- Genre: Morning news and talk
- Presented by: Ignacio Martirené; Victoria Zangaro; Jorge Echagüe;
- Country of origin: Uruguay
- Original language: Spanish

Production
- Production locations: Teledoce Headquarters, Montevideo
- Running time: 210 minutes
- Production company: Teledoce

Original release
- Network: Teledoce
- Release: July 13, 2015 – present

Related
- Día perfecto (2010–2015);

= Desayunos informales =

Uruguayan morning television show

Desayunos informales (Spanish: Informal breakfasts) is an Uruguayan morning television show that is broadcast on Teledoce. It debuted on July 13, 2015 and is presented by Ignacio Martirené, Victoria Zangaro and Jorge Echagüe.

Desayunos Informales has won the Iris Award for best magazine show three consecutive times (2016, 2017, 2018).

== Format ==
The show has two parts, called "First Morning" and "Second Morning".

- First Morning airs from 8:00 to 10:00 a.m. In it, journalistic issues, such as politics and sports are discussed, in addition to interviews. It is hosted by Ignacio Martirené.
- Second Morning airs from 10:00 to 12:00 p.m. In it, news about entertainment is reported, and there are interviews, games and humor. It is hosted by Victoria Zangaro and Jorge Echagüe.

== On-air staff ==

- Ignacio Martirené (Anchor of the "First Morning"; 2021–present).
- Victoria Zangaro (Co-Anchor of the "Second Morning"; 2015–present).
- Jorge Echagüe (Co-Anchor of the "Second Morning"; 2017–present).
- Lucía Brocal (Panelist of the "Second Morning"; 2015–present).
- Leonardo Haberkorn (Panelist of the "First Morning"; 2020–present).
- Nicolás Batalla (Panelist of the "First Morning"; 2020–present).
- Paula Scorza (Panelist of the "First Morning"; 2021–present).
- Lucía Rodríguez (Panelist of the "Second Morning"; 2021–present).
- Diego Jokas (Sports reporter in the "First Morning"; 2021–present).
- Camila Rajchman (Reporter in the "Second Morning"; 2017–present).
- Martín Angiolini (Musician of the "Second Morning"; 2015–present).
- Marcel Keoroglián "Montelongo" (Humorist of the "Second Morning"; 2015–present).
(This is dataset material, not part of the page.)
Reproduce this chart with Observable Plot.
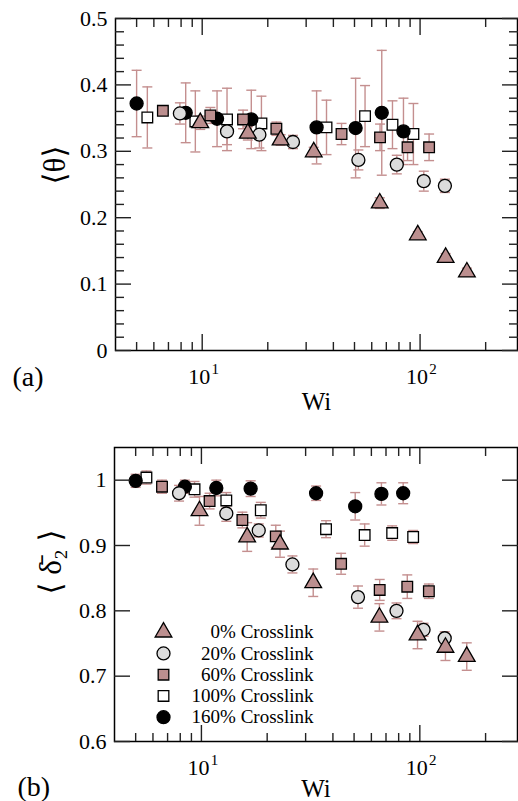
<!DOCTYPE html>
<html><head><meta charset="utf-8">
<script src="https://cdn.jsdelivr.net/npm/d3@7"></script>
<script src="https://cdn.jsdelivr.net/npm/@observablehq/plot@0.6"></script>
<style>
html,body{margin:0;padding:0;background:#fff;}
#chart{width:518px;height:801px;position:relative;overflow:hidden;background:#fff;}
#chart svg{display:block;}
#chart svg text{font-family:'Liberation Serif','Times New Roman','DejaVu Serif',serif;}
</style></head><body><div id="chart"></div>
<script>
// ---------- data ----------
const seriesNames = ["0% Crosslink", "20% Crosslink", "60% Crosslink", "100% Crosslink", "160% Crosslink"];

const wi0 = [9.8, 16.2, 22.9, 32.5, 65.3, 97.6, 131, 164];
const theta0 = [0.343, 0.327, 0.317, 0.299, 0.222, 0.174, 0.140, 0.118];
const thetaErr0 = [0.010, 0.010, 0.008, 0.007, 0.008, 0.005, 0.006, 0.006];
const delta0 = [0.953, 0.913, 0.902, 0.843, 0.790, 0.763, 0.744, 0.730];
const deltaErr0 = [0.022, 0.022, 0.020, 0.021, 0.021, 0.021, 0.020, 0.021];

const wi20 = [7.9, 13.0, 18.3, 26.1, 52.1, 78.2, 104, 130];
const theta20 = [0.357, 0.330, 0.325, 0.314, 0.287, 0.280, 0.255, 0.248];
const thetaErr20 = [0.016, 0.020, 0.020, 0.010, 0.015, 0.014, 0.015, 0.010];
const delta20 = [0.980, 0.949, 0.923, 0.871, 0.821, 0.800, 0.771, 0.758];
const deltaErr20 = [0.012, 0.012, 0.010, 0.013, 0.017, 0.012, 0.010, 0.010];

const wi60 = [6.6, 10.9, 15.4, 21.9, 43.6, 65.5, 87.6, 110];
const theta60 = [0.361, 0.354, 0.348, 0.334, 0.326, 0.321, 0.306, 0.306];
const thetaErr60 = [0.005, 0.012, 0.014, 0.010, 0.016, 0.020, 0.020, 0.020];
const delta60 = [0.990, 0.968, 0.939, 0.914, 0.872, 0.832, 0.837, 0.830];
const deltaErr60 = [0.010, 0.012, 0.012, 0.017, 0.016, 0.016, 0.018, 0.011];

const wi100 = [5.6, 9.3, 13.0, 18.7, 37.2, 55.9, 74.7, 93.2];
const theta100 = [0.351, 0.345, 0.348, 0.342, 0.336, 0.353, 0.340, 0.326];
const thetaErr100 = [0.046, 0.046, 0.047, 0.041, 0.041, 0.046, 0.036, 0.046];
const delta100 = [1.004, 0.986, 0.969, 0.954, 0.925, 0.916, 0.919, 0.913];
const deltaErr100 = [0.010, 0.012, 0.012, 0.012, 0.013, 0.017, 0.011, 0.010];

const wi160 = [5.0, 8.4, 11.7, 16.8, 33.5, 50.6, 66.7, 83.9];
const theta160 = [0.372, 0.358, 0.349, 0.348, 0.336, 0.335, 0.358, 0.330];
const thetaErr160 = [0.050, 0.045, 0.042, 0.044, 0.055, 0.075, 0.094, 0.050];
const delta160 = [0.999, 0.990, 0.988, 0.987, 0.980, 0.960, 0.979, 0.980];
const deltaErr160 = [0.010, 0.010, 0.012, 0.012, 0.011, 0.021, 0.017, 0.016];

const xMajor = [10, 100];
const xMinor = [5, 6, 7, 8, 9, 20, 30, 40, 50, 60, 70, 80, 90, 200];
const yMajorA = [0, 0.1, 0.2, 0.3, 0.4, 0.5];
const yMinorA = [0.02, 0.04, 0.06, 0.08, 0.12, 0.14, 0.16, 0.18, 0.22, 0.24, 0.26, 0.28, 0.32, 0.34, 0.36, 0.38, 0.42, 0.44, 0.46, 0.48];
const yMajorB = [0.6, 0.7, 0.8, 0.9, 1];

// ---------- styles ----------
const rosy = "#bc8f8f";
const errColor = "#c48f8f";
const styles = [
  {symbol: "triangle", fill: rosy, r: 6.2},
  {symbol: "circle", fill: "#dcdcdc", r: 6.5},
  {symbol: "square", fill: rosy, r: 6.0},
  {symbol: "square", fill: "#ffffff", r: 6.0},
  {symbol: "circle", fill: "#000000", r: 6.5}
];
const series = [
  {wi: wi0, theta: theta0, thetaErr: thetaErr0, delta: delta0, deltaErr: deltaErr0},
  {wi: wi20, theta: theta20, thetaErr: thetaErr20, delta: delta20, deltaErr: deltaErr20},
  {wi: wi60, theta: theta60, thetaErr: thetaErr60, delta: delta60, deltaErr: deltaErr60},
  {wi: wi100, theta: theta100, thetaErr: thetaErr100, delta: delta100, deltaErr: deltaErr100},
  {wi: wi160, theta: theta160, thetaErr: thetaErr160, delta: delta160, deltaErr: deltaErr160}
];
const rows = series.flatMap((s, si) => s.wi.map((w, i) => ({
  si, wi: w, theta: s.theta[i], thetaErr: s.thetaErr[i], delta: s.delta[i], deltaErr: s.deltaErr[i]
})));
const drawOrder = [3, 4, 2, 1, 0];

const hbar = {draw(ctx, size) { const r = Math.sqrt(size / Math.PI); ctx.moveTo(-r, 0); ctx.lineTo(r, 0); }};
const FONT = "'Liberation Serif', 'Times New Roman', 'DejaVu Serif', serif";

function panel(o) {
  const val = o.key, err = o.errKey;
  const marks = [];
  // error bars
  marks.push(Plot.ruleX(rows, {x: "wi", y1: d => d[val] - d[err], y2: d => d[val] + d[err], stroke: errColor, strokeWidth: 1.4}));
  marks.push(Plot.dot(rows, {x: "wi", y: d => d[val] - d[err], symbol: hbar, r: 5, fill: "none", stroke: errColor, strokeWidth: 1.4}));
  marks.push(Plot.dot(rows, {x: "wi", y: d => d[val] + d[err], symbol: hbar, r: 5, fill: "none", stroke: errColor, strokeWidth: 1.4}));
  // symbols
  for (const si of drawOrder) {
    const st = styles[si];
    marks.push(Plot.dot(rows.filter(d => d.si === si), {x: "wi", y: val, symbol: st.symbol, r: st.r, fill: st.fill, stroke: "#000", strokeWidth: 1.3}));
  }
  marks.push(Plot.frame({stroke: "#000", strokeWidth: 1.5}));
  // inward ticks (no text)
  const tk = {stroke: "#222", strokeWidth: 1.4, label: null, tickFormat: () => ""};
  marks.push(Plot.axisY(o.yMajor, {...tk, anchor: "left", tickSize: -16}));
  marks.push(Plot.axisY(o.yMajor, {...tk, anchor: "right", tickSize: -16}));
  if (o.yMinor) {
    marks.push(Plot.axisY(o.yMinor, {...tk, anchor: "left", tickSize: -9}));
    marks.push(Plot.axisY(o.yMinor, {...tk, anchor: "right", tickSize: -9}));
  }
  marks.push(Plot.axisX(xMajor, {...tk, anchor: "bottom", tickSize: -16}));
  marks.push(Plot.axisX(xMajor, {...tk, anchor: "top", tickSize: -16}));
  marks.push(Plot.axisX(xMinor, {...tk, anchor: "bottom", tickSize: -8}));
  marks.push(Plot.axisX(xMinor, {...tk, anchor: "top", tickSize: -8}));
  // tick labels (no tick lines)
  marks.push(Plot.axisY(o.yMajor, {anchor: "left", tickSize: 0, tickPadding: 8, tickFormat: d => String(d), fontSize: 22, label: null, fill: "#000"}));
  marks.push(Plot.axisX(xMajor, {anchor: "bottom", tickSize: 0, tickPadding: 18, tickFormat: () => "10", dx: -3, fontSize: 22, label: null, fill: "#000"}));
  marks.push(Plot.text(xMajor, {x: d => d, text: d => String(Math.round(Math.log10(d))), frameAnchor: "bottom", dy: o.expDy, dx: 13, fontSize: 15, lineAnchor: "top", fill: "#000"}));
  // titles
  marks.push(Plot.text(["Wi"], {text: d => d, frameAnchor: "bottom", dy: o.wiDy, lineAnchor: "top", fontSize: 25, fill: "#000"}));
  marks.push(Plot.text([o.ylabel], {text: d => d, frameAnchor: "left", dx: o.ylabelDx, rotate: -90, fontSize: 31, lineAnchor: "middle", fill: "#000"}));
  marks.push(Plot.text([o.tag], {text: d => d, frameAnchor: "bottom-left", dx: o.tagDx, dy: o.tagDy, textAnchor: "start", lineAnchor: "top", fontSize: 28, fill: "#000"}));
  if (o.legend) {
    seriesNames.forEach((name, si) => {
      const st = styles[si];
      const dy = 184.7 + si * 21.25;
      marks.push(Plot.dot([name], {frameAnchor: "top-left", dx: 49, dy, symbol: st.symbol, r: st.r, fill: st.fill, stroke: "#000", strokeWidth: 1.3}));
      marks.push(Plot.text([name], {text: d => d, frameAnchor: "top-left", dx: 199, dy, textAnchor: "end", lineAnchor: "middle", fontSize: 19, fill: "#000"}));
    });
  }
  return Plot.plot({
    width: 518, height: o.height,
    marginLeft: o.ml, marginRight: 1, marginTop: o.mt, marginBottom: o.mb,
    style: {fontFamily: FONT, fontSize: "22px", color: "#000", background: "#fff", overflow: "visible"},
    x: {type: "log", domain: [4, 280]},
    y: {domain: o.yDomain},
    marks
  });
}

const chart = document.getElementById("chart");
chart.append(panel({
  key: "theta", errKey: "thetaErr", yDomain: [0, 0.5], yMajor: yMajorA, yMinor: yMinorA,
  height: 420, ml: 115, mt: 18, mb: 70, expDy: 12.5, wiDy: 42, ylabel: "⟨θ⟩", ylabelDx: -60,
  tag: "(a)", tagDx: -103, tagDy: 16
}));
chart.append(panel({
  key: "delta", errKey: "deltaErr", yDomain: [0.6, 1.05], yMajor: yMajorB, yMinor: null,
  height: 381, ml: 114, mt: 27, mb: 60, expDy: 13, wiDy: 38, ylabel: "⟨ δ̄₂ ⟩", ylabelDx: -63,
  tag: "(b)", tagDx: -97, tagDy: 35, legend: true
}));
</script></body></html>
=== Former on-air staff ===

- María Noel Marrone (Anchor of the "First Morning"; 2015–2020).
- Alejandro Figueredo (Co-Anchor of the "Second Morning"; 2015–2017).
- Jaime Clara (Panelist of the "First Morning"; 2015–2019).
- Juan Miguel Carzolio (Panelist of the "First Morning"; 2015–2020).
- Facundo Macchi (Panelist of the "First Morning"; 2020–2021).
- Juan Hounie (Panelist of the "First Morning"; 2019–2020).
- Rosario Castillo (Panelist of the "Second Morning"; 2018–2019).
- Pablo Fabregat (Panelist of the "First Morning"; 2015–2018).
- Manuela da Silveira (Panelist of the "Second Morning"; 2017–2018).
- Andy Vila (Panelist of the "Second Morning"; 2015–2017).
- Martín Sarthou (Panelist of the "First Morning"; 2015–2016).
- Federico Buysan (Sports reporter in the "First Morning"; 2018–2020).
- Sebastián González (Humorist of the "Second Morning"; 2016–2017).